Answers to Canadian mortgage and loan questions


  1. What is a conventional mortgage?
  2. What is a high-ratio mortgage?
  3. What is the benefit of getting pre-approved?
  4. What is the difference between floating rate and fixed rate mortgages?
  5. Can I get a mortgage to renovate my property or pay off credit cards?
  6. What are the typical pre-payment privileges?
  7. What are the early payout penalties that apply to my mortgage?
  8. Can I qualify for a mortgage if I am unable to confirm my income?
  9. What if I have a poor credit history?
  10. What documentation is required to confirm my down payment?
  11. Can I use gift funds as a down payment?
  12. How does bankruptcy affect my ability to qualify for a mortgage?
  13. How will child support and alimony affect my mortgage qualification?
  14. Should I wait for my mortgage to mature before obtaining an approval?
  15. I'm retired and have a pension. Can I get a mortgage?
  16. As a non-residence, can I qualify for a mortgage?

 

What is a Conventional Mortgage?

A conventional mortgage is considered to be a mortgage where the down payment is equal to 20% or more of the purchase price. It is a mortgage that generally does not require Mortgage Loan Insurance.

 

What is a High Ratio Mortgage?

A High-Ratio mortgage is a mortgage which is greater than 80% of the purchase price or appraisal, whichever is less. High-Ratio mortgages require Mortgage Loan Insurance which is provided by either Canada Mortgage and Housing Corporation (CMHC) or Genworth, a private Insurer, and protects the lender against loss.

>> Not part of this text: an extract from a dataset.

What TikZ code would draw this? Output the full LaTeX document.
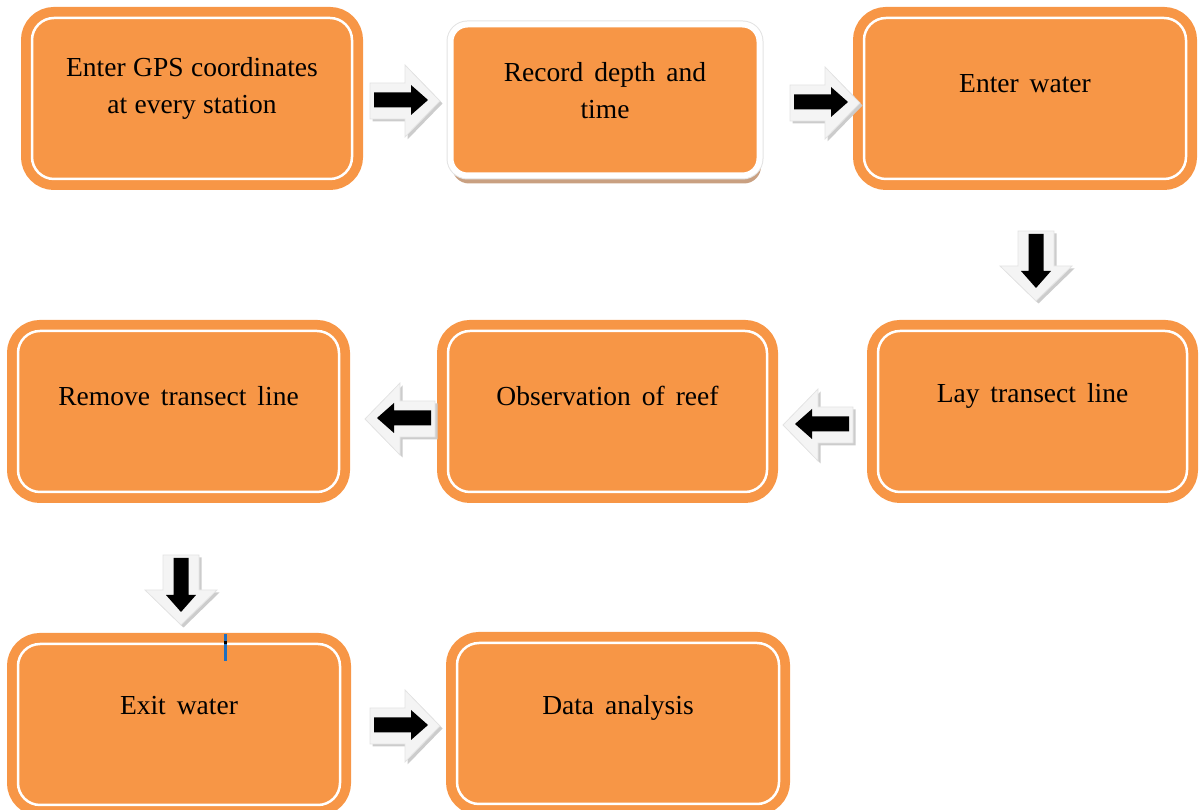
\documentclass[tikz,border=0pt]{standalone}
\usepackage{fontspec}
\setmainfont{Liberation Serif}
\usetikzlibrary{calc,shadows}
\definecolor{boxorange}{HTML}{F79646}
\definecolor{shadowtan}{RGB}{195,150,115}
\definecolor{caretblue}{HTML}{1F6FC0}
\newcommand{\boxtextfont}{\fontsize{27.5}{37}\selectfont\spaceskip=0.4em plus 0.1em\relax}
\newcommand{\tightspace}{\spaceskip=0.27em plus 0.05em\relax}
\tikzset{
  obox/.style={rectangle, rounded corners=22pt, fill=boxorange, draw=white,
    line width=2.5pt, preaction={draw=boxorange, line width=22pt},
    minimum height=161pt, inner sep=0pt, outer sep=0pt},
  pbox/.style={rectangle, rounded corners=17pt, fill=boxorange, draw=white,
    line width=6pt, minimum height=151pt, inner sep=0pt, outer sep=0pt,
    drop shadow={shadow xshift=1.5pt, shadow yshift=-8pt, fill=shadowtan, opacity=0.9},
    preaction={draw=gray!22, line width=8pt}},
  txt/.style={align=center, font=\boxtextfont, text=black, inner sep=0pt},
  arrshade/.style={fill=gray!40},
  arrface/.style={fill=gray!9, draw=gray!22, line width=0.8pt},
  arrbody/.style={fill=black},
}
\newcommand{\blkarrow}[2]{%
  \begin{scope}[shift={(#1)}]
    \begin{scope}[shift={(2.5,-3.5)}, rotate=#2]
      \path[arrshade] (-31,-18) -- (4,-18) -- (4,-36) -- (39,0) -- (4,36) -- (4,18) -- (-31,18) -- cycle;
    \end{scope}
    \begin{scope}[shift={(0,-1)}, rotate=#2]
      \path[arrface] (-31,-18) -- (4,-18) -- (4,-36) -- (39,0) -- (4,36) -- (4,18) -- (-31,18) -- cycle;
    \end{scope}
    \begin{scope}[rotate=#2]
      \path[arrbody] (-27,-7.5) -- (10,-7.5) -- (10,-15) -- (27,0) -- (10,15) -- (10,7.5) -- (-27,7.5) -- cycle;
    \end{scope}
  \end{scope}}
\begin{document}
\begin{tikzpicture}[x=1pt, y=1pt]
  \useasboundingbox (0,0) rectangle (1202,810);
  \begin{scope}
  \clip (0,0) rectangle (1202,810);
  % row 1
  \node[obox, minimum width=320pt] (b1) at (192,711.5) {};
  \node[pbox, minimum width=309pt] (b2) at (605,710) {};
  \node[obox, minimum width=322pt] (b3) at (1025,711.5) {};
  % row 2
  \node[obox, minimum width=309pt] (b4) at (1032.5,398.5) {};
  \node[obox, minimum width=319pt] (b5) at (607.5,398.5) {};
  \node[obox, minimum width=321pt] (b6) at (178.5,398.5) {};
  % row 3
  \node[obox, minimum width=322pt] (b7) at (179,85.5) {};
  \node[obox, minimum width=322pt] (b8) at (618,86.5) {};
  % texts
  \node[txt, font=\boxtextfont\tightspace] (t1) at ($(b1.center)+(0,10.5)$) {Enter GPS coordinates\\at every station};
  \node[txt] (t2) at ($(b2.center)+(0,9.5)$) {Record depth and\\time};
  \node[txt] (t3) at ($(b3.center)+(0,15)$) {Enter water};
  \node[txt] (t4) at ($(b4.center)+(0,15.5)$) {Lay transect line};
  \node[txt] (t5) at ($(b5.center)+(0,15.5)$) {Observation of reef};
  \node[txt] (t6) at ($(b6.center)+(0,15.5)$) {Remove transect line};
  \node[txt] (t7) at ($(b7.center)+(0,18.5)$) {Exit water};
  \node[txt] (t8) at ($(b8.center)+(0,16)$) {Data analysis};
  % block arrows
  \coordinate (a1) at (401,710);
  \coordinate (a2) at (821,708);
  \coordinate (a3) at (1036,549);
  \coordinate (a4) at (822,386);
  \coordinate (a5) at (404,392);
  \coordinate (a6) at (181,225);
  \coordinate (a7) at (401,85);
  \blkarrow{a1}{0}
  \blkarrow{a2}{0}
  \blkarrow{a3}{-90}
  \blkarrow{a4}{180}
  \blkarrow{a5}{180}
  \blkarrow{a6}{-90}
  \blkarrow{a7}{0}
  % text caret
  \coordinate (c1) at (223.5,149);
  \fill[caretblue] (c1) rectangle ++(3,27);
  \fill[black] ($(c1)+(0,17)$) rectangle ++(3,3);
  \end{scope}
\end{tikzpicture}
\end{document}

Mortgage Loan Insurance premiums range from .50% to 3.75% of the mortgage amount and are calculated based on the overall loan to value.

For instance, borrowers with a 5% down payment, a loan to value of 95%, would pay a premium of 3.75% while those with a 20% down payment, a loan to value of 80%, would pay an insurance premium of 1.25%. Mortgage Loan Insurance should not be confused with Mortgage Life Insurance.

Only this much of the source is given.